Bad things, good people—how does it happen? Some are hexed at birth by mischievous fairies. Some haplessly trigger an ancient curse. And some, despite taking history degrees, can only find work in an English department.

So it is for me and for my brother-in-law, Moses, with whom I love to discuss books. Moses and I recently compared summer reading lists, he nodding civilly at my Woolf and I smiling tolerantly at his Vonnegut. (Full disclosure: Having never read Slaughterhouse-Five, I know Vonnegut mostly from his Breakfast of Champions. I had to abandon Timequake, an embarrassing distillation of the author’s most annoying quirks.) Fortunately, in our desire to fill gaps in our American lit. educations, Moses and I inevitably have some titles in common. Thick on both our lists were mid-twentieth-century stories about bookish heroes—men (always men) who are at first the clear-eyed critics and then the courageous victims of repressive, futuristic regimes.

I just finished one such title, Fahrenheit 451, which I took from the library before knowing that Fahrenheit 9/11 was in the works. The book has some highly skilled moments and, of course, a reverence for libraries and books. But it also feels a little dated, and I cringed to find that the book's most easily distracted, anti-intellectual characters are the silly women. (Yes, the noble, nubile teenager Clarisse awakens Guy Montag’s dissatisfaction. But, as befits her role as a male fantasy, she gets flattened by a car in short order.) Still, I admire Bradbury’s science fiction. He’s nothing if not wildly creative and prolific. (And those who encounter Bradbury's short story “All Summer in a Day” while in junior high seem unable ever to forget it.)

On Wednesday, I sat all day with George Colt’s The Big House, which I might not have found so absorbing had we not recently visited Cape Cod and were I not so worshipful of the author’s wife (the talented Anne Fadiman). Colt’s memoir very rarely crosses the line into self-indulgence. His lovely writing style is complemented by a wise narrative structure—one that intercuts characters and history, and that leaves the fate of the “Big House” a mystery to the end.

Colt claims himself neither as the clear-eyed critic nor as the courageous victim. It’s not that kind of book. But his chronicle of a house that is burden and treasure—and of a family awkwardly revising the story of itself—seemed very apropos of the Fourth of July holiday somehow.

Thursday, July 01, 2004

Banish the FMA

Early this month, the Senate is scheduled to vote on the discriminatory Federal Marriage Amendment, or FMA. Urge your senator to oppose the FMA via the Human Rights Campaign's on-line form.

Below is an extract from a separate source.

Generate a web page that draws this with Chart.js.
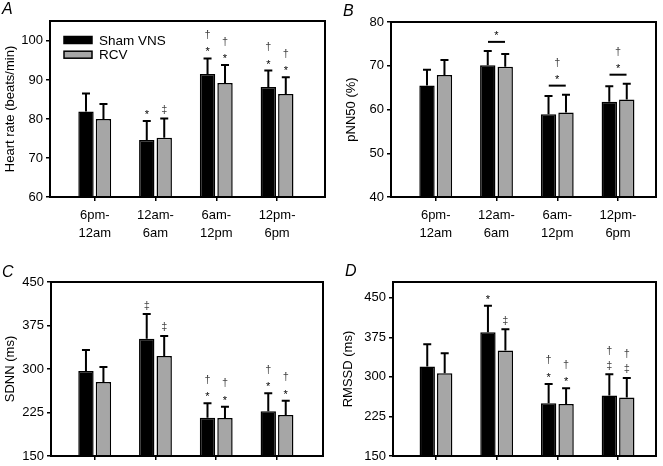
<!DOCTYPE html>
<html>
<head>
<meta charset="utf-8">
<script src="https://cdn.jsdelivr.net/npm/chart.js@4"></script>
<style>
  html, body { margin: 0; padding: 0; background: #fff; overflow: hidden; }
  body { width: 663px; height: 466px; position: relative; }
  canvas { position: absolute; }
  .letter { position: absolute; font: italic 16px "Liberation Sans", Arial, sans-serif; line-height: 1; color: #000; }
</style>
</head>
<body>
<canvas id="chartA" width="331" height="250" style="left:0;top:0"></canvas>
<canvas id="chartB" width="332" height="250" style="left:331px;top:0"></canvas>
<canvas id="chartC" width="331" height="260" style="left:0;top:233px"></canvas>
<canvas id="chartD" width="332" height="260" style="left:331px;top:233px"></canvas>
<div class="letter" style="left:2px;top:1px">A</div>
<div class="letter" style="left:343px;top:3px">B</div>
<div class="letter" style="left:2px;top:264px">C</div>
<div class="letter" style="left:345px;top:263px">D</div>

<script>
const FONT = '"Liberation Sans", Arial, sans-serif';

// time-of-day groups
const categories = [['6pm-', '12am'], ['12am-', '6am'], ['6am-', '12pm'], ['12pm-', '6pm']];
const seriesNames = ['Sham VNS', 'RCV'];

// A: heart rate (beats/min)
const hrSham = [81.9, 74.6, 91.5, 88.2];
const hrShamErr = [4.6, 4.9, 4.0, 4.2];
const hrRcv = [80.0, 75.2, 89.2, 86.4];
const hrRcvErr = [3.8, 4.9, 4.6, 4.3];
const hrTicks = [60, 70, 80, 90, 100];
const hrShamMarks = [[], ['*'], ['*', '†'], ['*', '†']];
const hrRcvMarks = [[], ['‡'], ['*', '†'], ['*', '†']];

// B: pNN50 (%)
const pnnSham = [65.5, 70.1, 58.9, 61.8];
const pnnShamErr = [3.6, 3.3, 4.2, 3.5];
const pnnRcv = [67.9, 69.8, 59.3, 62.3];
const pnnRcvErr = [3.4, 2.9, 4.1, 3.6];
const pnnTicks = [40, 50, 60, 70, 80];
const pnnGroupMarks = [[], ['*'], ['*', '†'], ['*', '†']];

// C: SDNN (ms)
const sdnnSham = [296.6, 352.3, 216.1, 227.0];
const sdnnShamErr = [36.2, 42.5, 24.7, 31.0];
const sdnnRcv = [277.6, 322.4, 215.5, 220.7];
const sdnnRcvErr = [25.8, 34.5, 19.6, 24.7];
const msTicks = [150, 225, 300, 375, 450];
const sdnnShamMarks = [[], ['‡'], ['*', '†'], ['*', '†']];
const sdnnRcvMarks = [[], ['‡'], ['*', '†'], ['*', '†']];

// D: RMSSD (ms)
const rmssdSham = [319.6, 384.8, 250.0, 264.6];
const rmssdShamErr = [42.4, 50.0, 36.7, 40.4];
const rmssdRcv = [307.0, 350.0, 248.7, 260.8];
const rmssdRcvErr = [38.0, 40.5, 29.8, 37.2];
const rmssdShamMarks = [[], ['*'], ['*', '†'], ['‡', '†']];
const rmssdRcvMarks = [[], ['‡'], ['*', '†'], ['‡', '†']];

function toXY(vals) {
  return vals.map((v, i) => ({ x: i, y: v }));
}

function drawMarks(ctx, x, yStart, marks) {
  ctx.font = '11px ' + FONT;
  ctx.textAlign = 'center';
  ctx.textBaseline = 'alphabetic';
  let cy = yStart;
  marks.forEach(sym => {
    const m = ctx.measureText(sym);
    ctx.fillStyle = sym === '*' ? '#000' : '#444';
    ctx.fillText(sym, x, cy + (m.actualBoundingBoxAscent - m.actualBoundingBoxDescent) / 2);
    cy -= 15;
  });
}

// box round the plot area
const frame = {
  id: 'frame',
  afterDraw(chart) {
    const { ctx, chartArea: a } = chart;
    ctx.save();
    ctx.strokeStyle = '#000';
    ctx.lineWidth = 2;
    ctx.strokeRect(a.left, a.top, a.right - a.left, a.bottom - a.top);
    ctx.restore();
  }
};

// upward SD bars plus significance symbols
const errorBars = {
  id: 'errorBars',
  afterDatasetsDraw(chart) {
    const ctx = chart.ctx;
    const y = chart.scales.y;
    const groups = chart.options.groupMarks;
    const tops = [];
    ctx.save();
    chart.data.datasets.forEach((ds, di) => {
      chart.getDatasetMeta(di).data.forEach((bar, i) => {
        const top = y.getPixelForValue(ds.data[i].y + ds.err[i]);
        tops[i] = Math.min(tops[i] ?? Infinity, top);
        ctx.strokeStyle = '#000';
        ctx.lineWidth = 2;
        ctx.beginPath();
        ctx.moveTo(bar.x, bar.y);
        ctx.lineTo(bar.x, top);
        ctx.moveTo(bar.x - 4, top);
        ctx.lineTo(bar.x + 4, top);
        ctx.stroke();
        if (ds.marks && ds.marks[i].length) drawMarks(ctx, bar.x, top - 9, ds.marks[i]);
      });
    });
    if (groups) {
      const m0 = chart.getDatasetMeta(0).data, m1 = chart.getDatasetMeta(1).data;
      groups.forEach((marks, i) => {
        if (!marks.length) return;
        const cx = (m0[i].x + m1[i].x) / 2;
        const ly = tops[i] - 9;
        ctx.strokeStyle = '#000';
        ctx.lineWidth = 2;
        ctx.beginPath();
        ctx.moveTo(cx - 8.5, ly);
        ctx.lineTo(cx + 8.5, ly);
        ctx.stroke();
        drawMarks(ctx, cx, ly - 8.5, marks);
      });
    }
    ctx.restore();
  }
};

// legend inside panel A
const insideLegend = {
  id: 'insideLegend',
  afterDraw(chart) {
    if (!chart.options.showInsideLegend) return;
    const { ctx, chartArea: a } = chart;
    ctx.save();
    chart.data.datasets.forEach((ds, i) => {
      const y = a.top + 19 + i * 14.7;
      ctx.fillStyle = ds.backgroundColor;
      ctx.fillRect(a.left + 14, y - 3.5, 28, 7);
      ctx.strokeStyle = '#000';
      ctx.lineWidth = 1.5;
      ctx.strokeRect(a.left + 14, y - 3.5, 28, 7);
      ctx.fillStyle = '#000';
      ctx.font = '13.5px ' + FONT;
      ctx.textAlign = 'left';
      ctx.textBaseline = 'middle';
      ctx.fillText(ds.label, a.left + 49, y + 1);
    });
    ctx.restore();
  }
};

function makePanel(id, p) {
  const canvas = document.getElementById(id);
  const W = canvas.width, H = canvas.height;
  const font = { family: FONT, size: 13 };
  return new Chart(canvas, {
    type: 'bar',
    data: {
      datasets: [
        { label: seriesNames[0], data: toXY(p.sham), err: p.shamErr, marks: p.shamMarks,
          backgroundColor: '#000', borderColor: '#000', borderWidth: 1.5 },
        { label: seriesNames[1], data: toXY(p.rcv), err: p.rcvErr, marks: p.rcvMarks,
          backgroundColor: '#a6a6a6', borderColor: '#000', borderWidth: 1.5 }
      ]
    },
    options: {
      responsive: false,
      animation: false,
      groupMarks: p.groupMarks,
      showInsideLegend: p.legend,
      layout: { padding: { top: p.area[1], right: W - p.area[2], left: 0, bottom: 0 } },
      datasets: { bar: { categoryPercentage: 0.575, barPercentage: 0.88, borderSkipped: 'start' } },
      plugins: { legend: { display: false }, tooltip: { enabled: false } },
      scales: {
        x: {
          type: 'linear', min: p.xRange[0], max: p.xRange[1], offset: false,
          afterBuildTicks: s => { s.ticks = categories.map((c, i) => ({ value: i })); },
          afterFit: s => { s.height = H - p.area[3]; },
          grid: { offset: false, drawOnChartArea: false, tickLength: 4, color: '#000', lineWidth: 1.5 },
          border: { display: false },
          ticks: { callback: v => categories[v], color: '#000', font: { ...font, lineHeight: 1.4 },
                   padding: 5, maxRotation: 0, autoSkip: false }
        },
        y: {
          min: p.yRange[0], max: p.yRange[1],
          afterBuildTicks: s => { s.ticks = p.yTicks.map(v => ({ value: v })); },
          afterFit: s => { s.width = p.area[0]; },
          grid: { drawOnChartArea: false, tickLength: 4, color: '#000', lineWidth: 1.5 },
          border: { display: false },
          ticks: { color: '#000', font, padding: 3 },
          title: { display: true, text: p.yTitle, color: '#000', font, padding: { top: p.titlePad, bottom: 0 } }
        }
      }
    },
    plugins: [errorBars, frame, insideLegend]
  });
}

makePanel('chartA', {
  sham: hrSham, shamErr: hrShamErr, rcv: hrRcv, rcvErr: hrRcvErr,
  shamMarks: hrShamMarks, rcvMarks: hrRcvMarks, legend: true,
  yRange: [60, 105.1], yTicks: hrTicks, yTitle: 'Heart rate (beats/min)',
  xRange: [-0.736, 3.789], area: [50, 21, 325, 197], titlePad: 3
});
makePanel('chartB', {
  sham: pnnSham, shamErr: pnnShamErr, rcv: pnnRcv, rcvErr: pnnRcvErr,
  groupMarks: pnnGroupMarks,
  yRange: [40, 80], yTicks: pnnTicks, yTitle: 'pNN50 (%)',
  xRange: [-0.736, 3.625], area: [60, 22, 325, 197], titlePad: 13
});
makePanel('chartC', {
  sham: sdnnSham, shamErr: sdnnShamErr, rcv: sdnnRcv, rcvErr: sdnnRcvErr,
  shamMarks: sdnnShamMarks, rcvMarks: sdnnRcvMarks,
  yRange: [150, 450], yTicks: msTicks, yTitle: 'SDNN (ms)',
  xRange: [-0.719, 3.757], area: [51, 49, 323, 223], titlePad: 3
});
makePanel('chartD', {
  sham: rmssdSham, shamErr: rmssdShamErr, rcv: rmssdRcv, rcvErr: rmssdRcvErr,
  shamMarks: rmssdShamMarks, rcvMarks: rmssdRcvMarks,
  yRange: [150, 480], yTicks: msTicks, yTitle: 'RMSSD (ms)',
  xRange: [-0.708, 3.625], area: [62, 49, 325, 223], titlePad: 10
});
</script>
</body>
</html>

This link again comes courtesy of Mel's In Favor of Thinking.

Damn, I'm predictable

Do you ever wonder about your "Bloginality"? (Okay, me neither. But you know you love these self-searching quizzes, even if the term "bloginality" does invite a smirk.) I'm an INFP. Sounds about right. And explains why James Taylor and I will totally hit it off should we ever find ourselves trapped in an elevator.*

Thanks to Mel for this one.

(*We need the elevator because we're both shy, sensitive types, unlikely to initiate conversation without prolonged confinement. What were you thinking?)